TASK INSTRUCTIONS:
Set the lines down again exactly, first line through the line that contains "const data = idx.map((i, k)", with no pictures.

'''

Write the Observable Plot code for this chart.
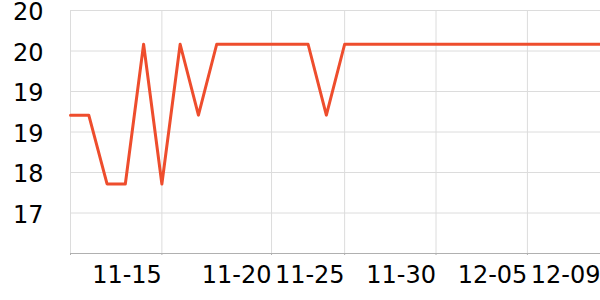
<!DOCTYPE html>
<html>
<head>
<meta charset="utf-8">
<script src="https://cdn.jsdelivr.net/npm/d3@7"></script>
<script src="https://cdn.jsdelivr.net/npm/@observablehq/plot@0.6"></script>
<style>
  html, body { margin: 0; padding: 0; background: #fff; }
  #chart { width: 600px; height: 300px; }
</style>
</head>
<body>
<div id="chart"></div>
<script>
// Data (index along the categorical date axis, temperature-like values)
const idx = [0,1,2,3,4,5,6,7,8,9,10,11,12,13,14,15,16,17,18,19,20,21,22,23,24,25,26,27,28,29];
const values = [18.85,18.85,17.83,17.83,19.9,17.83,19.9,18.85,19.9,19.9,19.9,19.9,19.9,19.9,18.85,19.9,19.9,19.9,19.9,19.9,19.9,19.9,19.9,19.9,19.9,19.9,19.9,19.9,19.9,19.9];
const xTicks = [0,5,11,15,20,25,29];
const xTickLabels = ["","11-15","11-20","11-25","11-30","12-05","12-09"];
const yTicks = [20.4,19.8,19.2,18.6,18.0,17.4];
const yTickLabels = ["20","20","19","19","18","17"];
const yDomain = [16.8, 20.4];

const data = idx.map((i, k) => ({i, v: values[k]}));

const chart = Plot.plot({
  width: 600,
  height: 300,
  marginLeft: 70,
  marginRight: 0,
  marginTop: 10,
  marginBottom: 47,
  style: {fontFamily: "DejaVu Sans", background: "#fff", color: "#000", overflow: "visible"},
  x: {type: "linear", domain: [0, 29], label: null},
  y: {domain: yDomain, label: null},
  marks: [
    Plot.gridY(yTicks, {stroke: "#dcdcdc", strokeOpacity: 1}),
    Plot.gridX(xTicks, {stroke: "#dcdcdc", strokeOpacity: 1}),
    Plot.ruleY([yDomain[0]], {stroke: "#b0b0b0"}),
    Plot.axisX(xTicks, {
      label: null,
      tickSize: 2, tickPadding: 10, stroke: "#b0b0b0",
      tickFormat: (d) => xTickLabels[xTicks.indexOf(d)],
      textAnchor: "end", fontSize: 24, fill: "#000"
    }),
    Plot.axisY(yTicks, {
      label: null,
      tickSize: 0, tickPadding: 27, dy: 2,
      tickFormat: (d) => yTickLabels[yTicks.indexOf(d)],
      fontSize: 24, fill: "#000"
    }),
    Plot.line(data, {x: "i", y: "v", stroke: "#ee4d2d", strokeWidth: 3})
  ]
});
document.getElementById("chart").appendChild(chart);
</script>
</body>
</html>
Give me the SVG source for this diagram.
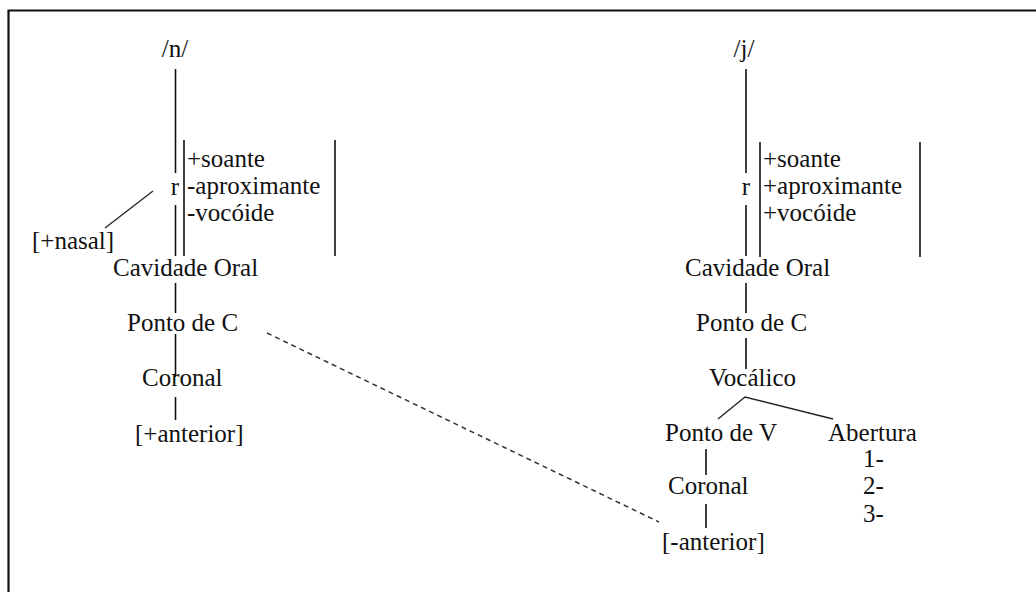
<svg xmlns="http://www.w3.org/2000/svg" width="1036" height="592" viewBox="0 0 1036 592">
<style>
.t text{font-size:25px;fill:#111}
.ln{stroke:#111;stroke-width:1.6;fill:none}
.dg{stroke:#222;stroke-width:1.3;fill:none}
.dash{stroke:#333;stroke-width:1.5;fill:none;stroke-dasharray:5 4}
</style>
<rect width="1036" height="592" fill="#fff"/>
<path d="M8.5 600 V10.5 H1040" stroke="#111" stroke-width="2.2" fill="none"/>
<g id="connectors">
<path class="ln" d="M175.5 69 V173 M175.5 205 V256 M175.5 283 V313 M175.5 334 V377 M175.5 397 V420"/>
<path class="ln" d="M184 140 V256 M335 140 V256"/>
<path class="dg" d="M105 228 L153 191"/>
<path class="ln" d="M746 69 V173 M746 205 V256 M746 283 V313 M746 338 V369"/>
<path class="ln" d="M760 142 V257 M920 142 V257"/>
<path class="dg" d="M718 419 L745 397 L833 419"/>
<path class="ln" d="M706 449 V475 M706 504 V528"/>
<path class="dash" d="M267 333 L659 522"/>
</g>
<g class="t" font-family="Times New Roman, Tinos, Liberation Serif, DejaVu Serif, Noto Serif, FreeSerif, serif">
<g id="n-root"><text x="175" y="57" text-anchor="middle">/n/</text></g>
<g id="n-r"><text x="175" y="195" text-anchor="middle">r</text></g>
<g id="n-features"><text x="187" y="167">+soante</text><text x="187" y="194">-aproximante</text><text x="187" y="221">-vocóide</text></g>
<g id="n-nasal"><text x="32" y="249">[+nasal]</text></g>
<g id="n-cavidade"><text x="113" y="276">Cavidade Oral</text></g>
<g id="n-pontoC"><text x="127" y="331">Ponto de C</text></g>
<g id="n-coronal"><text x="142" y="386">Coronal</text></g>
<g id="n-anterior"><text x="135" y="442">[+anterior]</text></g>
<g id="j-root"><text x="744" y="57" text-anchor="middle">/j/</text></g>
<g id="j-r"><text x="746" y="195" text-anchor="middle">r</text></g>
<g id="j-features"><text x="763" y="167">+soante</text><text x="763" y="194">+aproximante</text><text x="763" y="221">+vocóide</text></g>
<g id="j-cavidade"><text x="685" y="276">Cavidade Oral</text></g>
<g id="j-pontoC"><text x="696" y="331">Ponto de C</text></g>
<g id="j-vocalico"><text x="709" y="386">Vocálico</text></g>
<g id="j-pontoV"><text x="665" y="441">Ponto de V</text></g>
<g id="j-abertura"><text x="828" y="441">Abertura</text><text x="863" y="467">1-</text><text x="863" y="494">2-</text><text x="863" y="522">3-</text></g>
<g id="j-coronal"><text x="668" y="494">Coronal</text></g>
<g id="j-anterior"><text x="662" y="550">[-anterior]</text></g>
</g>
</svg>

'''

CORRECT ANSWER:
Write the Observable Plot code for this chart.
<!DOCTYPE html>
<html>
<head>
<meta charset="utf-8">
<script src="https://cdn.jsdelivr.net/npm/d3@7"></script>
<script src="https://cdn.jsdelivr.net/npm/@observablehq/plot@0.6"></script>
<style>
  html, body { margin: 0; padding: 0; background: #fff; }
  #chart { width: 600px; height: 300px; }
</style>
</head>
<body>
<div id="chart"></div>
<script>
// Data (index along the categorical date axis, temperature-like values)
const idx = [0,1,2,3,4,5,6,7,8,9,10,11,12,13,14,15,16,17,18,19,20,21,22,23,24,25,26,27,28,29];
const values = [18.85,18.85,17.83,17.83,19.9,17.83,19.9,18.85,19.9,19.9,19.9,19.9,19.9,19.9,18.85,19.9,19.9,19.9,19.9,19.9,19.9,19.9,19.9,19.9,19.9,19.9,19.9,19.9,19.9,19.9];
const xTicks = [0,5,11,15,20,25,29];
const xTickLabels = ["","11-15","11-20","11-25","11-30","12-05","12-09"];
const yTicks = [20.4,19.8,19.2,18.6,18.0,17.4];
const yTickLabels = ["20","20","19","19","18","17"];
const yDomain = [16.8, 20.4];

const data = idx.map((i, k) => ({i, v: values[k]}));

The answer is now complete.